DATA SUPPLIED:
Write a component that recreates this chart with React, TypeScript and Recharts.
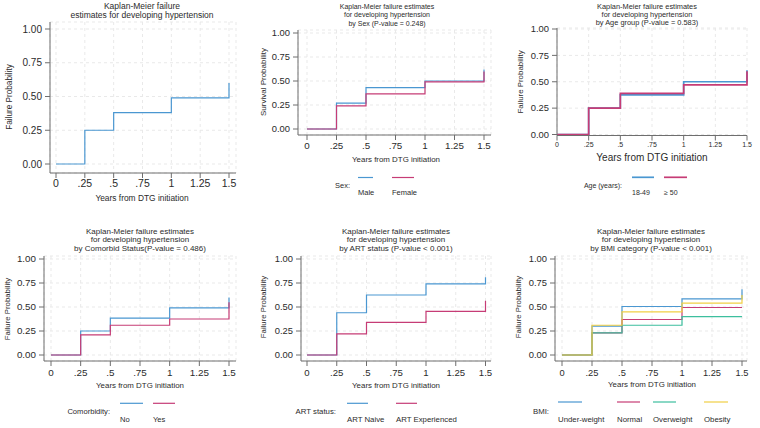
import React from 'react';
import { LineChart, Line, XAxis, YAxis, CartesianGrid } from 'recharts';

// time points where the KM estimate changes (years from DTG initiation)
const timeYears = [0, 0.25, 0.5, 1, 1.5];

const xTickValues = [0, 0.25, 0.5, 0.75, 1, 1.25, 1.5];
const xTickLabels = ['0', '.25', '.5', '.75', '1', '1.25', '1.5'];
const yTickValues = [0, 0.25, 0.5, 0.75, 1];
const yTickLabels = ['0.00', '0.25', '0.50', '0.75', '1.00'];

// failure probabilities
const overallFailure = [0, 0.25, 0.38, 0.49, 0.6];

const sexMale = [0, 0.27, 0.43, 0.5, 0.62];
const sexFemale = [0, 0.24, 0.365, 0.49, 0.6];

const age18to49 = [0, 0.25, 0.375, 0.5, 0.61];
const age50plus = [0, 0.25, 0.39, 0.47, 0.6];

const comorbNo = [0, 0.25, 0.385, 0.49, 0.6];
const comorbYes = [0, 0.21, 0.31, 0.375, 0.55];

const artNaive = [0, 0.44, 0.625, 0.74, 0.81];
const artExperienced = [0, 0.22, 0.34, 0.455, 0.565];

const bmiUnderweight = [0, 0.3, 0.505, 0.585, 0.685];
const bmiNormal = [0, 0.23, 0.37, 0.495, 0.495];
const bmiOverweight = [0, 0.23, 0.31, 0.4, 0.4];
const bmiObesity = [0, 0.31, 0.45, 0.54, 0.625];

const BLUE = '#4a97d1';
const PINK = '#c63c76';
const TEAL = '#3dbf9e';
const YELLOW = '#f1cf45';

const FONT = '"Liberation Sans", Arial, Helvetica, sans-serif';
const AXIS = '#6e6e6e';
const INK = '#2b2b2b';

type Series = { name: string; values: number[]; color: string };

type Geometry = {
  left: number;
  top: number;
  width: number;
  axisLeft: number;
  axisRight: number;
  axisTop: number;
  axisBottom: number;
  padX: [number, number];
  padY: [number, number];
  xTickFont: number;
  yTickFont: number;
  xTickMargin: number;
};

type Texts = {
  title: string[];
  titleX: number;
  titleY: number[];
  titleFont: number;
  yTitle: string;
  yTitleX: number;
  yTitleY: number;
  yTitleFont: number;
  xTitleX: number;
  xTitleY: number;
  xTitleFont: number;
};

type LegendSpec = {
  heading: string;
  headingRight: number;
  headingY: number;
  keyY: number;
  labelY: number;
  keys: [number, number][];
  font: number;
};

function KmPanel({
  g,
  series,
  strokeWidth = 1.2,
  t,
  legend,
}: {
  g: Geometry;
  series: Series[];
  strokeWidth?: number;
  t: Texts;
  legend?: LegendSpec;
}) {
  const data = timeYears.map((time, i) => {
    const row: Record<string, number> = { t: time };
    series.forEach((s, k) => {
      row['s' + k] = s.values[i];
    });
    return row;
  });
  const xAxisHeight = 24;
  const height = g.axisBottom - g.top + xAxisHeight;

  return (
    <>
      <div style={{ position: 'absolute', left: g.left, top: g.top }}>
        <LineChart
          width={g.width}
          height={height}
          data={data}
          margin={{ top: g.axisTop - g.top, right: g.left + g.width - g.axisRight, left: 0, bottom: 0 }}
        >
          <CartesianGrid stroke="#e9e9e9" strokeDasharray="3 3" />
          <XAxis
            type="number"
            dataKey="t"
            domain={[0, 1.5]}
            ticks={xTickValues}
            interval={0}
            tickFormatter={(v: number) => xTickLabels[xTickValues.indexOf(v)]}
            padding={{ left: g.padX[0], right: g.padX[1] }}
            height={xAxisHeight}
            tick={{ fontSize: g.xTickFont, fill: INK, fontFamily: FONT }}
            tickSize={5}
            tickMargin={g.xTickMargin}
            stroke={AXIS}
          />
          <YAxis
            type="number"
            domain={[0, 1]}
            ticks={yTickValues}
            interval={0}
            tickFormatter={(v: number) => yTickLabels[yTickValues.indexOf(v)]}
            padding={{ top: g.padY[0], bottom: g.padY[1] }}
            width={g.axisLeft - g.left}
            tick={{ fontSize: g.yTickFont, fill: INK, fontFamily: FONT }}
            tickSize={5}
            tickMargin={3}
            stroke={AXIS}
          />
          {series.map((s, k) => (
            <Line
              key={s.name}
              type="stepAfter"
              dataKey={'s' + k}
              stroke={s.color}
              strokeWidth={strokeWidth}
              dot={false}
              activeDot={false}
              isAnimationActive={false}
            />
          ))}
        </LineChart>
      </div>

      <svg
        width={760}
        height={428}
        style={{ position: 'absolute', left: 0, top: 0, pointerEvents: 'none' }}
        fontFamily={FONT}
        fill={INK}
      >
        {t.title.map((line, i) => (
          <text key={i} x={t.titleX} y={t.titleY[i]} fontSize={t.titleFont} textAnchor="middle" dominantBaseline="central">
            {line}
          </text>
        ))}
        <text
          x={t.yTitleX}
          y={t.yTitleY}
          fontSize={t.yTitleFont}
          textAnchor="middle"
          dominantBaseline="central"
          transform={`rotate(-90 ${t.yTitleX} ${t.yTitleY})`}
        >
          {t.yTitle}
        </text>
        <text x={t.xTitleX} y={t.xTitleY} fontSize={t.xTitleFont} textAnchor="middle" dominantBaseline="central">
          Years from DTG initiation
        </text>

        {legend && (
          <g fontSize={legend.font}>
            <text x={legend.headingRight} y={legend.headingY} textAnchor="end" dominantBaseline="central">
              {legend.heading}
            </text>
            {series.map((s, k) => (
              <g key={s.name}>
                <line
                  x1={legend.keys[k][0]}
                  x2={legend.keys[k][1]}
                  y1={legend.keyY}
                  y2={legend.keyY}
                  stroke={s.color}
                  strokeWidth={strokeWidth}
                />
                <text x={legend.keys[k][0]} y={legend.labelY} dominantBaseline="central">
                  {s.name}
                </text>
              </g>
            ))}
          </g>
        )}
      </svg>
    </>
  );
}

const titleTop = ['Kaplan-Meier failure estimates', 'for developing hypertension'];

export default function App() {
  return (
    <div style={{ position: 'absolute', left: 0, top: 0, width: 760, height: 428, background: '#fff', overflow: 'hidden' }}>
      {/* overall */}
      <KmPanel
        g={{ left: 0, top: 0, width: 250, axisLeft: 50, axisRight: 236, axisTop: 22, axisBottom: 173, padX: [6, 7], padY: [7, 9], xTickFont: 10.5, yTickFont: 10, xTickMargin: 2 }}
        series={[{ name: 'Overall', values: overallFailure, color: BLUE }]}
        t={{
          title: ['Kaplan-Meier failure', 'estimates for developing hypertension'],
          titleX: 142,
          titleY: [6, 15],
          titleFont: 8.5,
          yTitle: 'Failure Probability',
          yTitleX: 9,
          yTitleY: 97,
          yTitleFont: 8.2,
          xTitleX: 142,
          xTitleY: 198,
          xTitleFont: 8.4,
        }}
      />

      {/* sex */}
      <KmPanel
        g={{ left: 250, top: 0, width: 250, axisLeft: 298, axisRight: 491, axisTop: 30, axisBottom: 135, padX: [9, 7], padY: [3, 6], xTickFont: 9.8, yTickFont: 9.4, xTickMargin: 2 }}
        series={[
          { name: 'Male', values: sexMale, color: BLUE },
          { name: 'Female', values: sexFemale, color: PINK },
        ]}
        t={{
          title: [...titleTop, 'by Sex (P-value = 0.248)'],
          titleX: 387,
          titleY: [6, 14.6, 23.2],
          titleFont: 7,
          yTitle: 'Survival Probability',
          yTitleX: 263,
          yTitleY: 82,
          yTitleFont: 8,
          xTitleX: 396,
          xTitleY: 159,
          xTitleFont: 7.9,
        }}
        legend={{ heading: 'Sex:', headingRight: 350, headingY: 185, keyY: 177.5, labelY: 192.6, keys: [[358, 373], [392, 414]], font: 7.5 }}
      />

      {/* age */}
      <KmPanel
        g={{ left: 500, top: 0, width: 260, axisLeft: 557, axisRight: 747, axisTop: 28, axisBottom: 135.5, padX: [0, 0], padY: [1, 1], xTickFont: 7, yTickFont: 9.4, xTickMargin: 2 }}
        series={[
          { name: '18-49', values: age18to49, color: BLUE },
          { name: '≥ 50', values: age50plus, color: PINK },
        ]}
        strokeWidth={1.7}
        t={{
          title: [...titleTop, 'by Age group (P-value = 0.583)'],
          titleX: 647,
          titleY: [6, 14.2, 22.4],
          titleFont: 7.4,
          yTitle: 'Failure Probability',
          yTitleX: 520,
          yTitleY: 82,
          yTitleFont: 7.9,
          xTitleX: 652,
          xTitleY: 157,
          xTitleFont: 10,
        }}
        legend={{ heading: 'Age (years):', headingRight: 622, headingY: 185, keyY: 177.3, labelY: 192.7, keys: [[632, 654], [664, 687]], font: 7 }}
      />

      {/* comorbidity */}
      <KmPanel
        g={{ left: 0, top: 215, width: 250, axisLeft: 44, axisRight: 236, axisTop: 256, axisBottom: 361, padX: [7, 7], padY: [3, 6], xTickFont: 9.9, yTickFont: 9.8, xTickMargin: 3 }}
        series={[
          { name: 'No', values: comorbNo, color: BLUE },
          { name: 'Yes', values: comorbYes, color: PINK },
        ]}
        t={{
          title: [...titleTop, 'by Comorbid Status(P-value = 0.486)'],
          titleX: 140,
          titleY: [231, 239.5, 248],
          titleFont: 8,
          yTitle: 'Failure Probability',
          yTitleX: 7,
          yTitleY: 309,
          yTitleFont: 7.8,
          xTitleX: 140,
          xTitleY: 385,
          xTitleFont: 7.9,
        }}
        legend={{ heading: 'Comorbidity:', headingRight: 110, headingY: 411, keyY: 403.3, labelY: 419, keys: [[120, 143], [153, 175]], font: 7.6 }}
      />

      {/* ART status */}
      <KmPanel
        g={{ left: 250, top: 215, width: 250, axisLeft: 301, axisRight: 491, axisTop: 256, axisBottom: 361, padX: [6, 5.5], padY: [3, 6], xTickFont: 9.6, yTickFont: 9.4, xTickMargin: 3 }}
        series={[
          { name: 'ART Naive', values: artNaive, color: BLUE },
          { name: 'ART Experienced', values: artExperienced, color: PINK },
        ]}
        t={{
          title: [...titleTop, 'by ART status (P-value < 0.001)'],
          titleX: 396,
          titleY: [231, 239.5, 248],
          titleFont: 8,
          yTitle: 'Failure Probability',
          yTitleX: 263,
          yTitleY: 307,
          yTitleFont: 7.8,
          xTitleX: 396,
          xTitleY: 385,
          xTitleFont: 7.9,
        }}
        legend={{ heading: 'ART status:', headingRight: 336, headingY: 411, keyY: 403.3, labelY: 419, keys: [[347, 368], [396, 417]], font: 7.8 }}
      />

      {/* BMI */}
      <KmPanel
        g={{ left: 500, top: 215, width: 260, axisLeft: 555, axisRight: 747, axisTop: 256, axisBottom: 361, padX: [7, 5], padY: [3, 6], xTickFont: 9.3, yTickFont: 9.4, xTickMargin: 3 }}
        series={[
          { name: 'Under-weight', values: bmiUnderweight, color: BLUE },
          { name: 'Normal', values: bmiNormal, color: PINK },
          { name: 'Overweight', values: bmiOverweight, color: TEAL },
          { name: 'Obesity', values: bmiObesity, color: YELLOW },
        ]}
        t={{
          title: [...titleTop, 'by BMI category (P-value < 0.001)'],
          titleX: 651,
          titleY: [231, 239.5, 248],
          titleFont: 8,
          yTitle: 'Failure Probability',
          yTitleX: 518,
          yTitleY: 307,
          yTitleFont: 7.8,
          xTitleX: 652,
          xTitleY: 384,
          xTitleFont: 7.9,
        }}
        legend={{ heading: 'BMI:', headingRight: 549, headingY: 411, keyY: 402, labelY: 419, keys: [[558, 582], [617, 640], [653, 676], [704, 728]], font: 7.8 }}
      />
    </div>
  );
}
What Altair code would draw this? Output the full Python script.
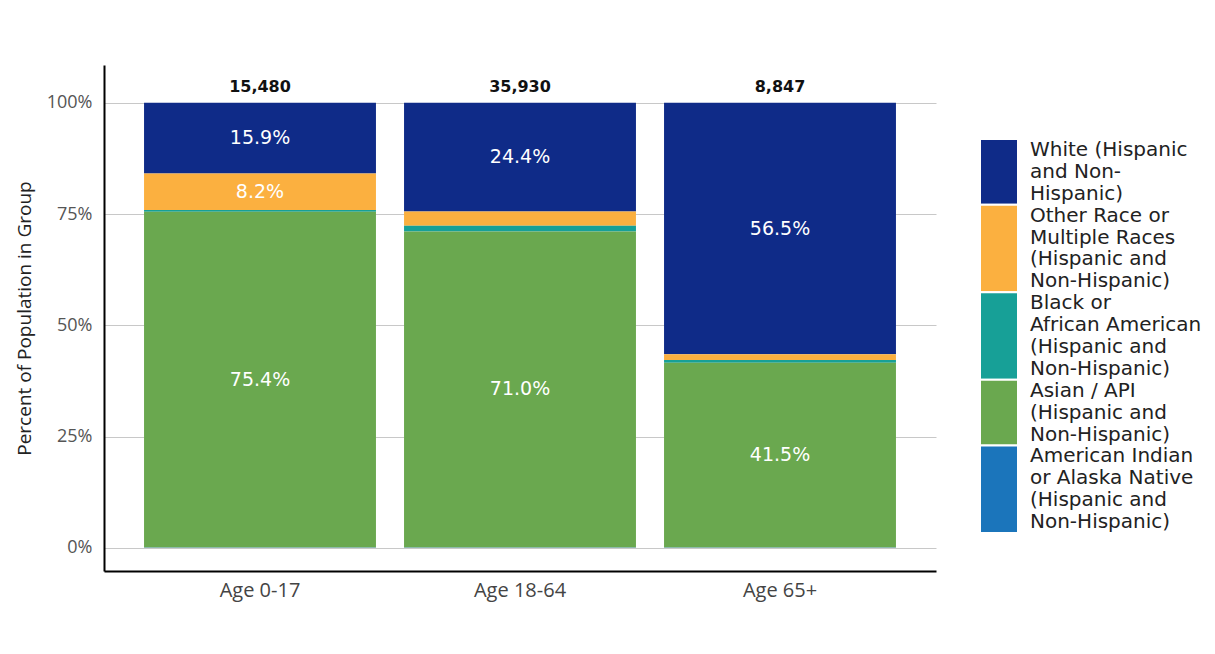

STATED GOAL: Quote, exactly and only, the lines from the first line of the data above through the line containing "const timeYears = [0, 0.25, 0.5, 1, 1.5];". The pictures do not belong in it.

EXPECTED ANSWER:
Write a component that recreates this chart with React, TypeScript and Recharts.
import React from 'react';
import { LineChart, Line, XAxis, YAxis, CartesianGrid } from 'recharts';

// time points where the KM estimate changes (years from DTG initiation)
const timeYears = [0, 0.25, 0.5, 1, 1.5];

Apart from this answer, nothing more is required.